Farryn Johnson, who is African-American, was fired from her Baltimore restaurant job in August, 2013, because “Hooters prohibits African-American Hooters Girls from wearing blond highlights in their hair because it is not a natural color for African-Americans,” as the lawsuit claimed. Johnson claimed that racial discrimination was the root cause of the discriminatory practice that allowed white women to bleach their hair blonde, but not black women.
Johnson had worked at the restaurant for a little over a year when a manager approached her about her hair’s highlights, she said.
“The manager at the time literally said, ‘You can’t have blond because black people don’t have blond hair.’ I was shocked.”
Johnson opted to keep her blonde locks, but soon noticed that her hours were being slashed and shifts cut, and she received several written warnings about her hair, until she was ultimately fired from the Baltimore location in August, 2013.
Johnson sued for discrimination, and last Thursday and arbitrator awarded her $250,000 for lost wages and attorney fees. Arbitrator Edmund D. Cooke, Jr. stated that Hooters violated state and federal civil rights laws, and that the hair policy “was implemented in a discriminatory manner adversely affecting African-American women.” Women of other ethnicities were allowed to dye and highlight their hair. Of interest, it is not scientifically factual that black women never have blond hair. It happens in people of Aboriginal descent, as well as African descent occasionally.
Hooters, which is a restaurant known for having attractive waitresses who are scantily dressed, and many with large breasts, does not seem to be an establishment that would be concerned with women looking “natural.” Most women who are hired conform to the media’s idea of beauty — youthful, slim figures, but nothing that would require a woman to look “natural.”
Hooters denies the suggestion of racial discrimination in a detailed response on their website to the arbitrator’s decision and says no woman of any ethnicity has been told how to wear or color her hair.
Ericka Whitaker, who is a senior branch manager of Hooters of America, said in the statement that as an African-American female, she has never been told that highlights were not acceptable.
“As a former Hooters Girl who happens to be African-American, I, like countless other African-American Hooters Girls today, regularly wore my hair in various shades of blond, or any other color consistent with our ‘girl next door’ image.”

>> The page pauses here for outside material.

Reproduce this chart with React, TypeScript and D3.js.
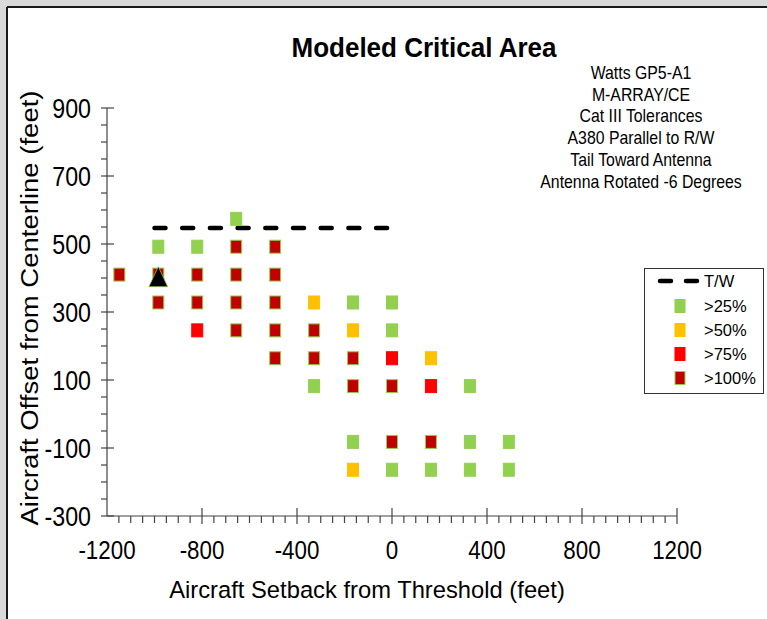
import * as d3 from "d3";

const W = 767;
const H = 619;

// category colours
const GREEN = "#92D050";
const ORANGE = "#FFC000";
const RED = "#FF0000";
const DARKRED = "#C00000";

const xTicks = [-1200, -800, -400, 0, 400, 800, 1200];
const yTicks = [-300, -100, 100, 300, 500, 700, 900];

// [setback, offset] in feet, grouped by critical-area category
const pts25: [number, number][] = [
  [-656, 574], [-984, 492], [-820, 492], [-164, 328], [0, 328], [0, 246],
  [-328, 82], [328, 82], [-164, -82], [328, -82], [492, -82],
  [0, -164], [164, -164], [328, -164], [492, -164],
];
const pts50: [number, number][] = [[-328, 328], [-164, 246], [164, 164], [-164, -164]];
const pts75: [number, number][] = [[-820, 246], [0, 164], [164, 82]];
const pts100: [number, number][] = [
  [-656, 492], [-492, 492],
  [-1148, 410], [-984, 410], [-820, 410], [-656, 410], [-492, 410],
  [-984, 328], [-820, 328], [-656, 328], [-492, 328],
  [-656, 246], [-492, 246], [-328, 246],
  [-492, 164], [-328, 164], [-164, 164],
  [-164, 82], [0, 82], [0, -82], [164, -82],
];

const twX = [-1000, 0];
const twY = 547;
const aircraft: [number, number] = [-984, 394];

const notes = [
  "Watts GP5-A1",
  "M-ARRAY/CE",
  "Cat III Tolerances",
  "A380 Parallel to R/W",
  "Tail Toward Antenna",
  "Antenna Rotated -6 Degrees",
];

const series = [
  { label: ">25%", color: GREEN, stroke: GREEN, data: pts25 },
  { label: ">50%", color: ORANGE, stroke: ORANGE, data: pts50 },
  { label: ">75%", color: RED, stroke: RED, data: pts75 },
  { label: ">100%", color: DARKRED, stroke: GREEN, data: pts100 },
];

const FONT = "'Liberation Sans', Arial, sans-serif";

function CText(props: {
  x: number; y: number; k?: number; rotate?: number; size: number;
  anchor?: string; weight?: number | string; children: string;
}) {
  const { x, y, k = 1, rotate = 0, size, anchor = "middle", weight = 400 } = props;
  return (
    <g transform={`translate(${x},${y}) scale(${k},1) rotate(${rotate})`}>
      <text fontFamily={FONT} fontSize={size} fontWeight={weight} textAnchor={anchor} fill="#000">
        {props.children}
      </text>
    </g>
  );
}

export default function App() {
  const x = d3.scaleLinear().domain([-1200, 1200]).range([107, 677]);
  const y = d3.scaleLinear().domain([-300, 900]).range([516, 108]);

  const xMinor = d3.range(-1200, 1201, 50).filter(v => v % 400 !== 0);
  const yMinor = d3.range(-300, 901, 50).filter(v => !yTicks.includes(v));

  const SW = 11, SH = 13;
  const tri = d3.symbol().type(d3.symbolTriangle).size(230)();

  return (
    <div style={{ position: "absolute", left: 0, top: 0 }}>
      <svg width={W} height={H} style={{ display: "block" }}>
        <rect width={W} height={H} fill="#D9D9D9" />
        <rect x={8} y={8} width={W - 8} height={H - 8} fill="#fff" />
        <line x1={7} x2={7} y1={7} y2={H} stroke="#1a1a1a" strokeWidth={2} />
        <line x1={7} x2={W} y1={7} y2={7} stroke="#1a1a1a" strokeWidth={2} />

        <CText x={424} y={57} size={28} weight={700} k={0.93}>Modeled Critical Area</CText>

        {notes.map((n, i) => (
          <CText key={n} x={641} y={79 + i * 21.7} size={18} k={0.88}>{n}</CText>
        ))}

        {/* axes */}
        <g stroke="#444" strokeWidth={1.2}>
          <line x1={x(-1200)} x2={x(-1200)} y1={y(-300)} y2={y(900)} />
          <line x1={x(-1200)} x2={x(1200)} y1={y(-300)} y2={y(-300)} />
          {yTicks.map(v => (
            <line key={"ym" + v} x1={x(-1200) - 6} x2={x(-1200) + 7} y1={y(v)} y2={y(v)} />
          ))}
          {yMinor.map(v => (
            <line key={"yn" + v} x1={x(-1200) - 6} x2={x(-1200)} y1={y(v)} y2={y(v)} />
          ))}
          {xTicks.filter(v => v !== -1200).map(v => (
            <line key={"xm" + v} x1={x(v)} x2={x(v)} y1={y(-300) - 8} y2={y(-300) + 8} />
          ))}
          {xMinor.map(v => (
            <line key={"xn" + v} x1={x(v)} x2={x(v)} y1={y(-300)} y2={y(-300) + 7} />
          ))}
        </g>

        {yTicks.map(v => (
          <CText key={"yl" + v} x={91} y={y(v) + 9.5} size={27} anchor="end" k={0.86}>{String(v)}</CText>
        ))}
        {xTicks.map(v => (
          <CText key={"xl" + v} x={x(v)} y={y(-300) + 43} size={26} k={0.86}>{String(v)}</CText>
        ))}

        <CText x={367} y={598} size={24.5} k={0.97}>Aircraft Setback from Threshold (feet)</CText>
        <CText x={38} y={308} size={27.5} k={0.85} rotate={-90}>Aircraft Offset from Centerline (feet)</CText>

        {/* T/W line */}
        <line x1={x(twX[0])} x2={x(twX[1])} y1={y(twY)} y2={y(twY)}
          stroke="#000" strokeWidth={4.5} strokeDasharray="11,16.7" strokeLinecap="round" />

        {series.map(s => (
          <g key={s.label}>
            {s.data.map(([a, b], i) => (
              <rect key={i} x={x(a) - SW / 2} y={y(b) - SH / 2} width={SW} height={SH}
                fill={s.color} stroke={s.stroke} strokeWidth={1} />
            ))}
          </g>
        ))}

        <path d={tri} transform={`translate(${x(aircraft[0])},${y(aircraft[1])}) scale(0.82,1)`}
          fill="#000" stroke={GREEN} strokeWidth={0.8} />

        {/* legend */}
        <rect x={644.5} y={268.5} width={119} height={125} fill="#fff" stroke="#333" strokeWidth={1} />
        <line x1={660} x2={700} y1={281} y2={281} stroke="#000" strokeWidth={4.5}
          strokeDasharray="11,15" strokeLinecap="round" />
        <CText x={704} y={287} size={16.5} anchor="start">T/W</CText>
        {series.map((s, i) => (
          <g key={"lg" + s.label}>
            <rect x={680 - 5} y={306 + i * 24 - 6.5} width={10} height={13}
              fill={s.color} stroke={s.stroke} strokeWidth={1} />
            <CText x={704} y={312 + i * 24} size={16.5} anchor="start">{s.label}</CText>
          </g>
        ))}
      </svg>
    </div>
  );
}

Hooters also says that only about $11,000 would be compensatory to Johnson’s lost wages, with the rest going to legal fees.
Andrew Levy, Johnson’s attorney, said that his client was very happy with the arbitrator’s decision, and is pleased that perhaps this will not happen again to another woman.
“I hope that Hooters sees this as an opportunity to make improvements in the way they train their managers and the way they deal with their employees.”